Cost: $15 in advance ($20 day-of), includes appetizers, beer and wine.

More information: Visit or call 970-746-0103, ext. 3.

Colorado is home to 117 plant species considered to be globally imperiled and vulnerable to extinction. Of those, 68 species are found only in our Mile High state and nowhere else in the world. These species are located in narrow strips of land that comprise less than .001 percent of Colorado’s land mass.

Conservation of these distinctive plants is critical to their survival.

To gain a deeper understanding and appreciation for Colorado’s rare plants, Betty Ford Alpine Gardens is hosting Susan Panjabi, botanist at the Colorado Natural Heritage Program, for an Intimate Evening at the Gardens on Saturday, Oct. 14, from 5:30 to 7:30 p.m. at the Education Center.
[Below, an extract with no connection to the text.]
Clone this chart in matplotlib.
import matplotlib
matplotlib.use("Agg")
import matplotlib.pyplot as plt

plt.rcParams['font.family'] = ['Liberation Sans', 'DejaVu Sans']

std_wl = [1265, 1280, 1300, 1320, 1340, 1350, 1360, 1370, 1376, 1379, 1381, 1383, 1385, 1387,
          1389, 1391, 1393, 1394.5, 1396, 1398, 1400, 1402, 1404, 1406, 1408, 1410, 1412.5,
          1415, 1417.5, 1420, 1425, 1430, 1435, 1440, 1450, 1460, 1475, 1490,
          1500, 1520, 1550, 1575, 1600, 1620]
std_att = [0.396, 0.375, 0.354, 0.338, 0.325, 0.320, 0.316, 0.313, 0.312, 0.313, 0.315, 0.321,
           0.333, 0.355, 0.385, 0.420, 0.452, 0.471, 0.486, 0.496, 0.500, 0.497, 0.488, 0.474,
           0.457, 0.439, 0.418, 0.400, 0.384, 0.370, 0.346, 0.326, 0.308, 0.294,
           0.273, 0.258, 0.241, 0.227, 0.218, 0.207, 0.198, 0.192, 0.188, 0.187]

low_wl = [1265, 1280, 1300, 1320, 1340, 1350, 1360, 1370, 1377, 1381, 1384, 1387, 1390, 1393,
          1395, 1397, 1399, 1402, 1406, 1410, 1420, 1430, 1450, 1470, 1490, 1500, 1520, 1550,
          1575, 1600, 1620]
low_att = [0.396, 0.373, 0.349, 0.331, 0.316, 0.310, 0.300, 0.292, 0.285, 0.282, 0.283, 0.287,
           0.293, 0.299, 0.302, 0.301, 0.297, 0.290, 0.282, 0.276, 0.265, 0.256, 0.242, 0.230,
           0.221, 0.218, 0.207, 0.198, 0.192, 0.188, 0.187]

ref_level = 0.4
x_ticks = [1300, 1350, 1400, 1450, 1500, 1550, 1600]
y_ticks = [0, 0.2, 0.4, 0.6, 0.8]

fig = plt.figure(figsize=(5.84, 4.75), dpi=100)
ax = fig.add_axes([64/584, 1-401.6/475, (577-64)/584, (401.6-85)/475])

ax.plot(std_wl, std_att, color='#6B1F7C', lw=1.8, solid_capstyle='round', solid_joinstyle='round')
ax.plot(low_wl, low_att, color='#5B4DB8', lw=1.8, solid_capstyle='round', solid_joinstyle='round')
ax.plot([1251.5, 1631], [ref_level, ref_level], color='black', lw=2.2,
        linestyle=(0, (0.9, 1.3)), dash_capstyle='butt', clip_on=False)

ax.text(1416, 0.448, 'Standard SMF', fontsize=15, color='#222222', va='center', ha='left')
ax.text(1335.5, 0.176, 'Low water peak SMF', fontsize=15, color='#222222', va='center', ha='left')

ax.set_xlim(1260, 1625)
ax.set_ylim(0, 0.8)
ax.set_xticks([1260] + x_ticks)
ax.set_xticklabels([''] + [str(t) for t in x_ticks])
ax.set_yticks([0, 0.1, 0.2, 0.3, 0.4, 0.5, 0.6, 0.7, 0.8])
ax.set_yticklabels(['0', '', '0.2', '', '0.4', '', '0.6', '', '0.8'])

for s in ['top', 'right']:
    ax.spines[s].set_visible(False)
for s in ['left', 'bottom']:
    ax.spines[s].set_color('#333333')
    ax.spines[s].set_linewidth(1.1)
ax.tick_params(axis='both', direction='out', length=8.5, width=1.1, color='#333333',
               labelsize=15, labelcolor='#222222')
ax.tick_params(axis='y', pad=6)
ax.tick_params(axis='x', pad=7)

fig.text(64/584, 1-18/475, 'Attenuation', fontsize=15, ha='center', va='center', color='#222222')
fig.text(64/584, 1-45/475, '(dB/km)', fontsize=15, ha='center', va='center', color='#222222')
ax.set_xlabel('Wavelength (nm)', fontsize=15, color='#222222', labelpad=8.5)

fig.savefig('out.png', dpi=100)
Advanced tickets are $15 (day-of are $20) and includes appetizers, beer and wine. Supporting members of Betty Ford Alpine Gardens receive a 10 percent discount. Tickets are available on the Alpine Gardens’ calendar at or by calling 970-476-0103, ext. 3.


Panjabi has focused her research and studies on rare plants of Colorado for the past 20 years. She is the principal author of the “Colorado Rare Plant Field Guide” and works with a state-wide team of botanists on the Colorado Rare Plant Conservation Initiative to boost the effectiveness of rare plant protection efforts across Colorado.
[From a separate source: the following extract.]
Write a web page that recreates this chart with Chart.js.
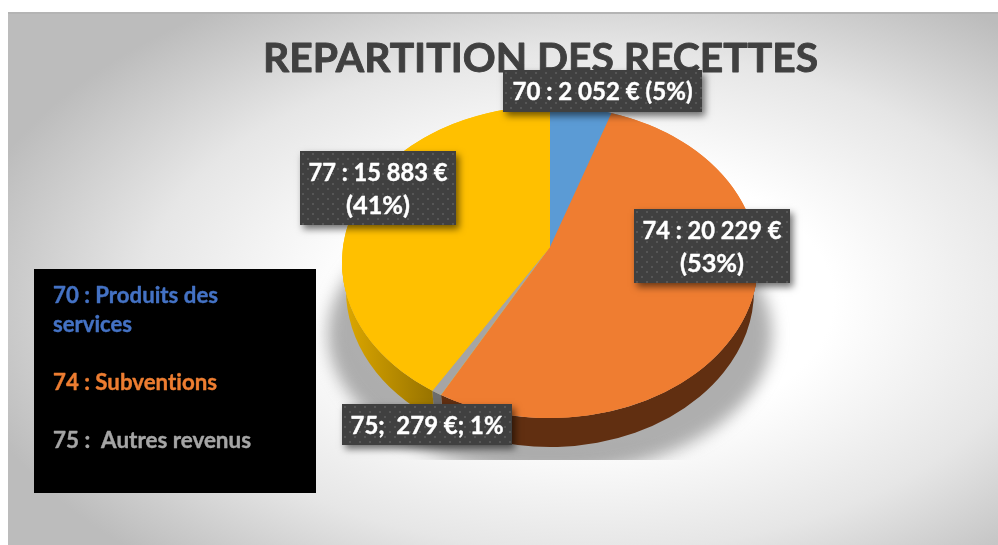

There is no typical day at the office for Panjabi. She climbs peaks as high as 13,000 feet to identify the smallest, toughest plants in some of Colorado’s uncommon habitats including the Great Sand Dunes National Monument and the shale limestone in Rifle.

Identifying and quantifying the new and existing populations is an important step to conserving and protecting the unique species. Panjabi knows the characteristic of rare plants, what they look like, where they are located and threats that exist.
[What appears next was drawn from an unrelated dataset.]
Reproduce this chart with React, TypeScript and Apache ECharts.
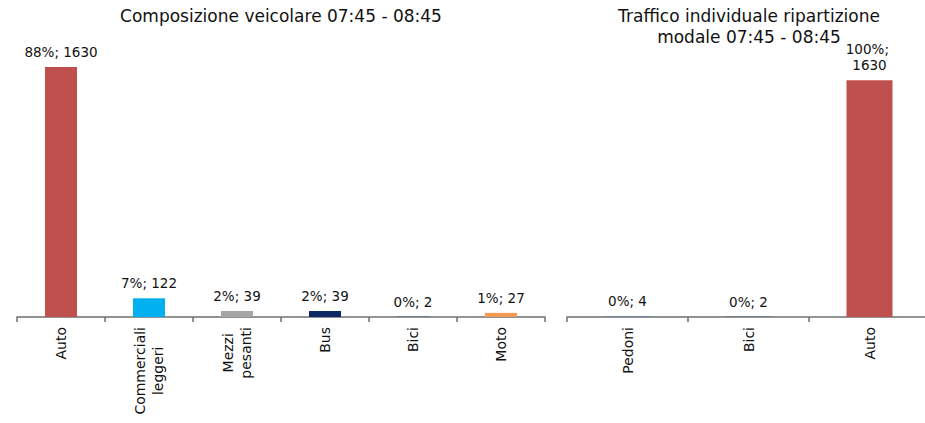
import React, { useEffect, useRef } from "react";
import * as echarts from "echarts";

const leftTitle = "Composizione veicolare 07:45 - 08:45";
const leftCategories = ["Auto", "Commerciali\nleggeri", "Mezzi\npesanti", "Bus", "Bici", "Moto"];
const leftValues = [1630, 122, 39, 39, 2, 27];
const leftColors = ["#C0504D", "#00B0F0", "#A6A6A6", "#0E2A66", "#1F497D", "#F39A55"];

const rightTitleLines = ["Traffico individuale ripartizione", "modale 07:45 - 08:45"];
const rightCategories = ["Pedoni", "Bici", "Auto"];
const rightValues = [4, 2, 1630];
const rightColors = ["#4F81BD", "#1F497D", "#C0504D"];

const FONT = "DejaVu Sans";

function pctLabel(values: number[]) {
  const total = values.reduce((a, b) => a + b, 0);
  return (p: any) => `${Math.round((p.value / total) * 100)}%; ${p.value}`;
}

function richCat(v: string) {
  return v
    .split("\n")
    .map((s) => `{c|${s}}`)
    .join("\n");
}

export default function App() {
  const ref = useRef<HTMLDivElement>(null);
  useEffect(() => {
    if (!ref.current) return;
    const chart = echarts.init(ref.current, null, { renderer: "svg" });
    const axisLabel = {
      rotate: 90,
      margin: 10,
      fontFamily: FONT,
      fontSize: 14,
      color: "#111",
      formatter: richCat,
      rich: { c: { align: "center", fontFamily: FONT, fontSize: 14, color: "#111", lineHeight: 18 } },
    };
    const axisLine = { show: true, lineStyle: { color: "#6F6F6F", width: 1.5 } };
    const axisTick = { show: true, length: 5, lineStyle: { color: "#6F6F6F", width: 1.5 } };
    const titleStyle = { fontFamily: FONT, fontSize: 17, fontWeight: "normal", color: "#111", lineHeight: 21 };
    chart.setOption({
      animation: false,
      title: [
        { text: leftTitle, left: 281, top: 5, padding: 0, textAlign: "center", textStyle: titleStyle },
        {
          text: rightTitleLines.map((s) => `{a|${s}}`).join("\n"),
          left: 749,
          top: 5,
          padding: 0,
          textAlign: "center",
          textStyle: { ...titleStyle, rich: { a: { ...titleStyle, align: "center" } } },
        },
      ],
      grid: [
        { left: 17, top: 41, width: 528, bottom: 106, containLabel: false },
        { left: 567, top: 41, width: 363, bottom: 106, containLabel: false },
      ],
      xAxis: [
        {
          type: "category",
          gridIndex: 0,
          data: leftCategories,
          axisLine,
          axisTick,
          axisLabel,
          splitLine: { show: false },
        },
        {
          type: "category",
          gridIndex: 1,
          data: rightCategories,
          axisLine,
          axisTick,
          axisLabel,
          splitLine: { show: false },
        },
      ],
      yAxis: [
        { type: "value", gridIndex: 0, min: 0, max: 1800, show: false, splitLine: { show: false } },
        { type: "value", gridIndex: 1, min: 0, max: 1900, show: false, splitLine: { show: false } },
      ],
      series: [
        {
          type: "bar",
          xAxisIndex: 0,
          yAxisIndex: 0,
          barWidth: 32,
          data: leftValues.map((v, i) => ({ value: v, itemStyle: { color: leftColors[i] } })),
          label: {
            show: true,
            position: "top",
            distance: 8,
            fontFamily: FONT,
            fontSize: 13.5,
            color: "#111",
            formatter: pctLabel(leftValues),
          },
        },
        {
          type: "bar",
          xAxisIndex: 1,
          yAxisIndex: 1,
          barWidth: 46,
          data: rightValues.map((v, i) => ({ value: v, itemStyle: { color: rightColors[i] } })),
          label: {
            show: true,
            position: "top",
            distance: 7,
            fontFamily: FONT,
            fontSize: 13.5,
            color: "#111",
            width: 50,
            overflow: "break",
            lineHeight: 16,
            align: "center",
            formatter: pctLabel(rightValues),
          },
        },
      ],
    });
    return () => chart.dispose();
  }, []);
  return (
    <div
      style={{
        position: "fixed",
        left: 0,
        top: 0,
        width: 925,
        height: 423,
        overflow: "hidden",
        background: "#fff",
      }}
    >
      <div ref={ref} style={{ width: 940, height: 423 }} />
    </div>
  );
}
The Colorado Natural Heritage Program also monitors Colorado’s rare and imperiled species and habitats. It provides scientific expertise and research promoting the conservation of the state’s wealth of biological resources. Established in 1979, the Colorado Natural Heritage Program is a nonprofit scientific organization affiliated with the Warner College of Natural Resources at Colorado State University.


Betty Ford Alpine Gardens is Vail’s botanical garden.

It is also considered the highest, most prestigious alpine botanical garden in the world. Visitors can freely wander around the 5 acres of outdoor gardens, the Education Center and the Alpine House. The Gardens is open throughout the year and provides guided and unguided snowshoe tours in the winter.